## Written task
Keep the pictures out of the copy and print all the entries below exactly.

# start of Material for this exercise

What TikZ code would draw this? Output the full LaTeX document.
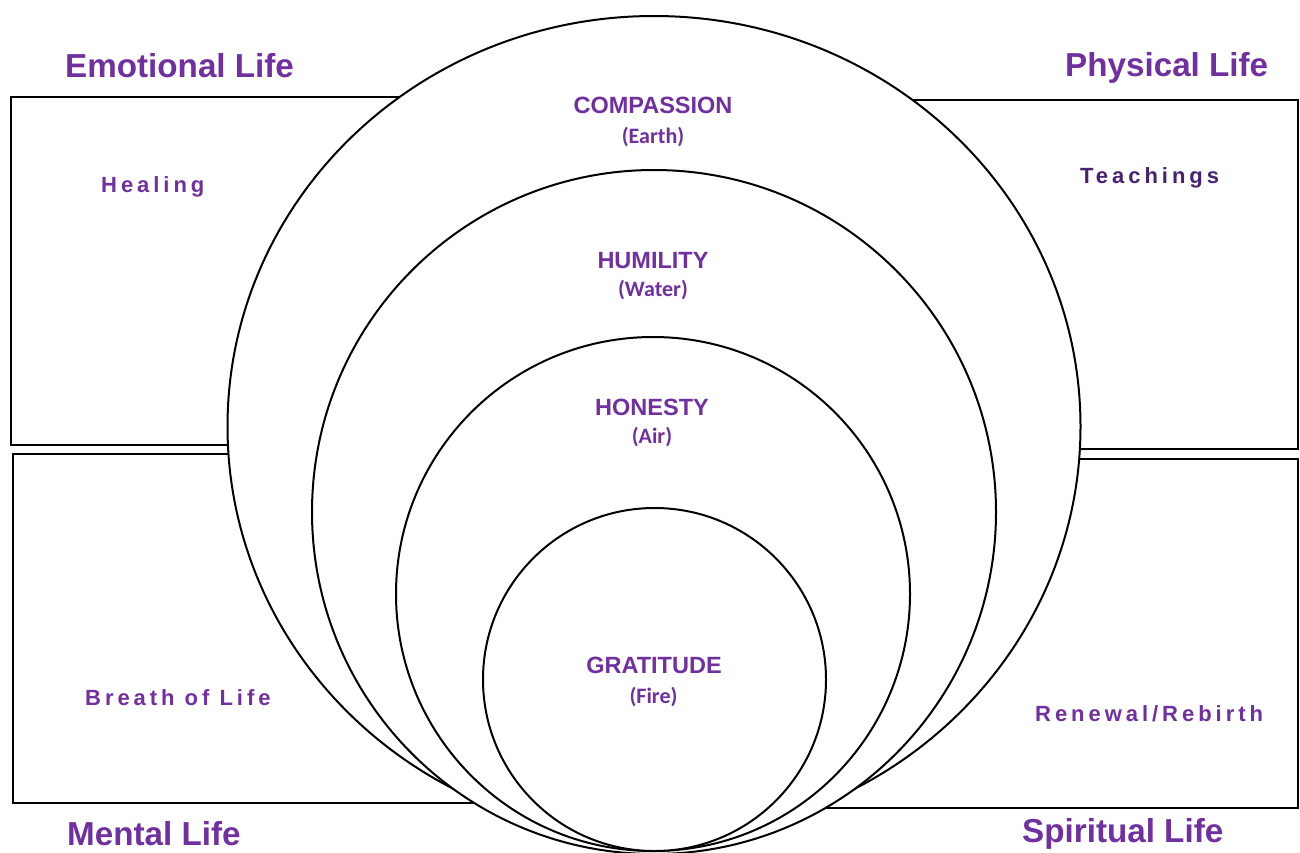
\documentclass[tikz,border=0pt]{standalone}
\usepackage{fontspec}
\setmainfont{Liberation Sans}
\newfontfamily\parfont{Carlito}
\newfontfamily\spacedfont{Liberation Sans}[LetterSpace=18]
\definecolor{lifepurple}{RGB}{112,48,160}
\definecolor{darkpurple}{RGB}{72,34,112}
\begin{document}
\begin{tikzpicture}[x=1pt,y=-1pt,
  head/.style={text=lifepurple, font=\fontsize{33.2}{40}\selectfont\bfseries, inner sep=0pt, anchor=base west},
  sublabel/.style={text=lifepurple, font=\spacedfont\bfseries\fontsize{22}{26}\selectfont, inner sep=0pt, anchor=base west},
  virtue/.style={text=lifepurple, font=\fontsize{23.5}{28}\selectfont\bfseries, inner sep=0pt, anchor=base},
  element/.style={text=lifepurple, font=\parfont\bfseries\fontsize{22}{26}\selectfont, inner sep=0pt, anchor=base},
  box/.style={draw=black, line width=2pt},
  ring/.style={draw=black, fill=white, line width=2pt}]
\useasboundingbox (0,0) rectangle (1300,852);
\fill[white] (0,0) rectangle (1300,852);
% quadrant boxes
\draw[box] (11,96.5) rectangle (654,445);
\draw[box] (654,100) rectangle (1297.5,449);
\draw[box] (13,454) rectangle (654,803);
\draw[box] (654,459) rectangle (1297.5,808);
% nested rings
\draw[ring] (654,426.5) ellipse [x radius=426.5pt, y radius=410.5pt];
\draw[ring] (654,512) circle [radius=342pt];
\draw[ring] (653,594) circle [radius=257pt];
\draw[ring] (654.5,679.5) circle [radius=171.5pt];
% headings
\node[head] (emo) at (65,77) {Emotional Life};
\node[head] (phy) at (1065,76) {Physical Life};
\node[head] (men) at (67,845) {Mental Life};
\node[head] (spi) at (1022,842) {Spiritual Life};
% quadrant labels
\node[sublabel] (heal) at (101,192) {Healing};
\node[sublabel, text=darkpurple] (teach) at (1080,183) {Teachings};
\node[sublabel] (breath) at (85,705) {Breath of Life};
\node[sublabel] (renew) at (1035,721) {Renewal/Rebirth};
% virtues
\node[virtue] (comp) at (653,113) {COMPASSION};
\node[element] (earth) at (653,143) {(Earth)};
\node[virtue] (humi) at (653,268) {HUMILITY};
\node[element] (water) at (653,296) {(Water)};
\node[virtue] (hone) at (652,415) {HONESTY};
\node[element] (air) at (652,443) {(Air)};
\node[virtue] (grat) at (654,673) {GRATITUDE};
\node[element] (fire) at (653.5,703) {(Fire)};
\end{tikzpicture}
\end{document}
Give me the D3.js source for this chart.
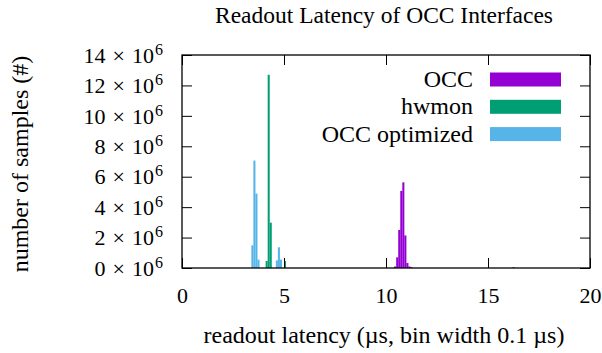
<!DOCTYPE html>
<html><head><meta charset="utf-8">
<script src="https://cdn.jsdelivr.net/npm/d3@7"></script>
<style>body{margin:0;background:#fff}
svg text, svg .tick text{font-family:"Liberation Serif","Times New Roman",Times,"DejaVu Serif",serif !important;fill:#000}</style>
</head><body><svg id="c" width="602" height="353"></svg>
<script>
// bin left edges (µs) and counts, bin width 0.1 µs
const occBins = [10.4, 10.5, 10.6, 10.7, 10.8, 10.9, 11.0, 11.1, 11.2, 16.2];
const occCounts = [0.1e6, 0.7e6, 2.5e6, 5.07e6, 5.63e6, 2.14e6, 0.33e6, 0.1e6, 0.05e6, 0.05e6];
const hwmonBins = [4.1, 4.2, 4.3, 5.0];
const hwmonCounts = [0.46e6, 12.7e6, 2.98e6, 0.45e6];
const optBins = [3.4, 3.5, 3.6, 3.7, 4.6, 4.7, 4.8];
const optCounts = [1.49e6, 7.06e6, 4.89e6, 0.55e6, 0.5e6, 1.36e6, 0.55e6];
const seriesNames = ["OCC", "hwmon", "OCC optimized"];
const seriesColors = ["#9400d3", "#009e73", "#56b4e9"];
const xTicks = [0, 5, 10, 15, 20];
const yTicks = [0, 2, 4, 6, 8, 10, 12, 14]; // ×10^6
const binWidth = 0.1;

const svg = d3.select("#c");
const L = 182, R = 590, T = 55, B = 268;
const x = d3.scaleLinear().domain([0, 20]).range([L, R]);
const y = d3.scaleLinear().domain([0, 14e6]).range([B, T]);

const series = [
  {bins: occBins, counts: occCounts},
  {bins: hwmonBins, counts: hwmonCounts},
  {bins: optBins, counts: optCounts}
];
series.forEach((s, i) => {
  svg.append("g").selectAll("rect").data(s.bins.map((b, j) => [b, s.counts[j]]))
    .join("rect")
    .attr("x", d => x(d[0]))
    .attr("width", d => x(d[0] + binWidth) - x(d[0]))
    .attr("y", d => y(d[1]))
    .attr("height", d => y(0) - y(d[1]))
    .attr("fill", seriesColors[i]);
});

const tl = 10;
const gx = svg.append("g").attr("transform", `translate(0,${B})`)
  .call(d3.axisBottom(x).tickValues(xTicks).tickSizeInner(-tl).tickSizeOuter(0).tickPadding(0).tickFormat(""));
const gxt = svg.append("g").attr("transform", `translate(0,${T})`)
  .call(d3.axisTop(x).tickValues(xTicks).tickSizeInner(-tl).tickSizeOuter(0).tickFormat(""));
const gy = svg.append("g").attr("transform", `translate(${L},0)`)
  .call(d3.axisLeft(y).tickValues(yTicks.map(v => v * 1e6)).tickSizeInner(-tl).tickSizeOuter(0).tickFormat(""));
const gyr = svg.append("g").attr("transform", `translate(${R},0)`)
  .call(d3.axisRight(y).tickValues(yTicks.map(v => v * 1e6)).tickSizeInner(-tl).tickSizeOuter(0).tickFormat(""));
[gx, gxt, gy, gyr].forEach(g => {
  g.attr("font-family", null);
  g.select(".domain").remove();
  g.selectAll(".tick line").attr("stroke", "#000").attr("stroke-width", 1);
});
gx.selectAll(".tick").append("text").attr("y", 303).attr("x", 0).attr("transform", `translate(0,${-B})`)
  .attr("text-anchor", "middle").style("font-size", "22px").text(d => d);
gy.selectAll(".tick").each(function(d) {
  const t = d3.select(this).append("text").attr("x", -19).attr("dy", "0.33em")
    .attr("text-anchor", "end").style("font-size", "22px");
  t.append("tspan").text(`${d / 1e6}`);
  t.append("tspan").attr("dx", 7).text("×");
  t.append("tspan").attr("dx", 7).text("10");
  t.append("tspan").attr("dx", 1).attr("dy", "-0.5em").style("font-size", "16px").text("6");
});

svg.append("rect").attr("x", L).attr("y", T).attr("width", R - L).attr("height", B - T)
  .attr("fill", "none").attr("stroke", "#000").attr("stroke-width", 1.3);

svg.append("text").attr("x", 384).attr("y", 23).attr("text-anchor", "middle")
  .style("font-size", "23.5px").text("Readout Latency of OCC Interfaces");
svg.append("text").attr("x", 384).attr("y", 343).attr("text-anchor", "middle")
  .style("font-size", "24px").text("readout latency (µs, bin width 0.1 µs)");
svg.append("text").attr("transform", "translate(28,164) rotate(-90)").attr("text-anchor", "middle")
  .style("font-size", "24px").text("number of samples (#)");

seriesNames.forEach((n, i) => {
  const base = 87 + i * 27.3;
  svg.append("text").attr("x", 473).attr("y", base).attr("text-anchor", "end")
    .style("font-size", "24px").text(n);
  svg.append("rect").attr("x", 490).attr("y", base - 14.5).attr("width", 71).attr("height", 14)
    .attr("fill", seriesColors[i]);
});
</script></body></html>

# end of Material for this exercise

## Output of the exercise
What TikZ code would draw this? Output the full LaTeX document.
\documentclass[tikz,border=0pt]{standalone}
\usepackage{fontspec}
\setmainfont{Liberation Sans}
\newfontfamily\parfont{Carlito}
\newfontfamily\spacedfont{Liberation Sans}[LetterSpace=18]
\definecolor{lifepurple}{RGB}{112,48,160}
\definecolor{darkpurple}{RGB}{72,34,112}
\begin{document}
\begin{tikzpicture}[x=1pt,y=-1pt,
  head/.style={text=lifepurple, font=\fontsize{33.2}{40}\selectfont\bfseries, inner sep=0pt, anchor=base west},
  sublabel/.style={text=lifepurple, font=\spacedfont\bfseries\fontsize{22}{26}\selectfont, inner sep=0pt, anchor=base west},
  virtue/.style={text=lifepurple, font=\fontsize{23.5}{28}\selectfont\bfseries, inner sep=0pt, anchor=base},
  element/.style={text=lifepurple, font=\parfont\bfseries\fontsize{22}{26}\selectfont, inner sep=0pt, anchor=base},
  box/.style={draw=black, line width=2pt},
  ring/.style={draw=black, fill=white, line width=2pt}]
\useasboundingbox (0,0) rectangle (1300,852);
\fill[white] (0,0) rectangle (1300,852);
% quadrant boxes
\draw[box] (11,96.5) rectangle (654,445);
\draw[box] (654,100) rectangle (1297.5,449);
\draw[box] (13,454) rectangle (654,803);
\draw[box] (654,459) rectangle (1297.5,808);
% nested rings
\draw[ring] (654,426.5) ellipse [x radius=426.5pt, y radius=410.5pt];
\draw[ring] (654,512) circle [radius=342pt];
\draw[ring] (653,594) circle [radius=257pt];
\draw[ring] (654.5,679.5) circle [radius=171.5pt];
% headings
\node[head] (emo) at (65,77) {Emotional Life};
\node[head] (phy) at (1065,76) {Physical Life};
\node[head] (men) at (67,845) {Mental Life};
\node[head] (spi) at (1022,842) {Spiritual Life};
% quadrant labels
\node[sublabel] (heal) at (101,192) {Healing};
\node[sublabel, text=darkpurple] (teach) at (1080,183) {Teachings};
\node[sublabel] (breath) at (85,705) {Breath of Life};
\node[sublabel] (renew) at (1035,721) {Renewal/Rebirth};
% virtues
\node[virtue] (comp) at (653,113) {COMPASSION};
\node[element] (earth) at (653,143) {(Earth)};
\node[virtue] (humi) at (653,268) {HUMILITY};
\node[element] (water) at (653,296) {(Water)};
\node[virtue] (hone) at (652,415) {HONESTY};
\node[element] (air) at (652,443) {(Air)};
\node[virtue] (grat) at (654,673) {GRATITUDE};
\node[element] (fire) at (653.5,703) {(Fire)};
\end{tikzpicture}
\end{document}
Give me the D3.js source for this chart.
<!DOCTYPE html>
<html><head><meta charset="utf-8">
<script src="https://cdn.jsdelivr.net/npm/d3@7"></script>
<style>body{margin:0;background:#fff}
svg text, svg .tick text{font-family:"Liberation Serif","Times New Roman",Times,"DejaVu Serif",serif !important;fill:#000}</style>
</head><body><svg id="c" width="602" height="353"></svg>
<script>
// bin left edges (µs) and counts, bin width 0.1 µs
const occBins = [10.4, 10.5, 10.6, 10.7, 10.8, 10.9, 11.0, 11.1, 11.2, 16.2];
const occCounts = [0.1e6, 0.7e6, 2.5e6, 5.07e6, 5.63e6, 2.14e6, 0.33e6, 0.1e6, 0.05e6, 0.05e6];
const hwmonBins = [4.1, 4.2, 4.3, 5.0];
const hwmonCounts = [0.46e6, 12.7e6, 2.98e6, 0.45e6];
const optBins = [3.4, 3.5, 3.6, 3.7, 4.6, 4.7, 4.8];
const optCounts = [1.49e6, 7.06e6, 4.89e6, 0.55e6, 0.5e6, 1.36e6, 0.55e6];
const seriesNames = ["OCC", "hwmon", "OCC optimized"];
const seriesColors = ["#9400d3", "#009e73", "#56b4e9"];
const xTicks = [0, 5, 10, 15, 20];
const yTicks = [0, 2, 4, 6, 8, 10, 12, 14]; // ×10^6
const binWidth = 0.1;

const svg = d3.select("#c");
const L = 182, R = 590, T = 55, B = 268;
const x = d3.scaleLinear().domain([0, 20]).range([L, R]);
const y = d3.scaleLinear().domain([0, 14e6]).range([B, T]);

const series = [
  {bins: occBins, counts: occCounts},
  {bins: hwmonBins, counts: hwmonCounts},
  {bins: optBins, counts: optCounts}
];
series.forEach((s, i) => {
  svg.append("g").selectAll("rect").data(s.bins.map((b, j) => [b, s.counts[j]]))
    .join("rect")
    .attr("x", d => x(d[0]))
    .attr("width", d => x(d[0] + binWidth) - x(d[0]))
    .attr("y", d => y(d[1]))
    .attr("height", d => y(0) - y(d[1]))
    .attr("fill", seriesColors[i]);
});

const tl = 10;
const gx = svg.append("g").attr("transform", `translate(0,${B})`)
  .call(d3.axisBottom(x).tickValues(xTicks).tickSizeInner(-tl).tickSizeOuter(0).tickPadding(0).tickFormat(""));
const gxt = svg.append("g").attr("transform", `translate(0,${T})`)
  .call(d3.axisTop(x).tickValues(xTicks).tickSizeInner(-tl).tickSizeOuter(0).tickFormat(""));
const gy = svg.append("g").attr("transform", `translate(${L},0)`)
  .call(d3.axisLeft(y).tickValues(yTicks.map(v => v * 1e6)).tickSizeInner(-tl).tickSizeOuter(0).tickFormat(""));
const gyr = svg.append("g").attr("transform", `translate(${R},0)`)
  .call(d3.axisRight(y).tickValues(yTicks.map(v => v * 1e6)).tickSizeInner(-tl).tickSizeOuter(0).tickFormat(""));
[gx, gxt, gy, gyr].forEach(g => {
  g.attr("font-family", null);
  g.select(".domain").remove();
  g.selectAll(".tick line").attr("stroke", "#000").attr("stroke-width", 1);
});
gx.selectAll(".tick").append("text").attr("y", 303).attr("x", 0).attr("transform", `translate(0,${-B})`)
  .attr("text-anchor", "middle").style("font-size", "22px").text(d => d);
gy.selectAll(".tick").each(function(d) {
  const t = d3.select(this).append("text").attr("x", -19).attr("dy", "0.33em")
    .attr("text-anchor", "end").style("font-size", "22px");
  t.append("tspan").text(`${d / 1e6}`);
  t.append("tspan").attr("dx", 7).text("×");
  t.append("tspan").attr("dx", 7).text("10");
  t.append("tspan").attr("dx", 1).attr("dy", "-0.5em").style("font-size", "16px").text("6");
});

svg.append("rect").attr("x", L).attr("y", T).attr("width", R - L).attr("height", B - T)
  .attr("fill", "none").attr("stroke", "#000").attr("stroke-width", 1.3);

svg.append("text").attr("x", 384).attr("y", 23).attr("text-anchor", "middle")
  .style("font-size", "23.5px").text("Readout Latency of OCC Interfaces");
svg.append("text").attr("x", 384).attr("y", 343).attr("text-anchor", "middle")
  .style("font-size", "24px").text("readout latency (µs, bin width 0.1 µs)");
svg.append("text").attr("transform", "translate(28,164) rotate(-90)").attr("text-anchor", "middle")
  .style("font-size", "24px").text("number of samples (#)");

seriesNames.forEach((n, i) => {
  const base = 87 + i * 27.3;
  svg.append("text").attr("x", 473).attr("y", base).attr("text-anchor", "end")
    .style("font-size", "24px").text(n);
  svg.append("rect").attr("x", 490).attr("y", base - 14.5).attr("width", 71).attr("height", 14)
    .attr("fill", seriesColors[i]);
});
</script></body></html>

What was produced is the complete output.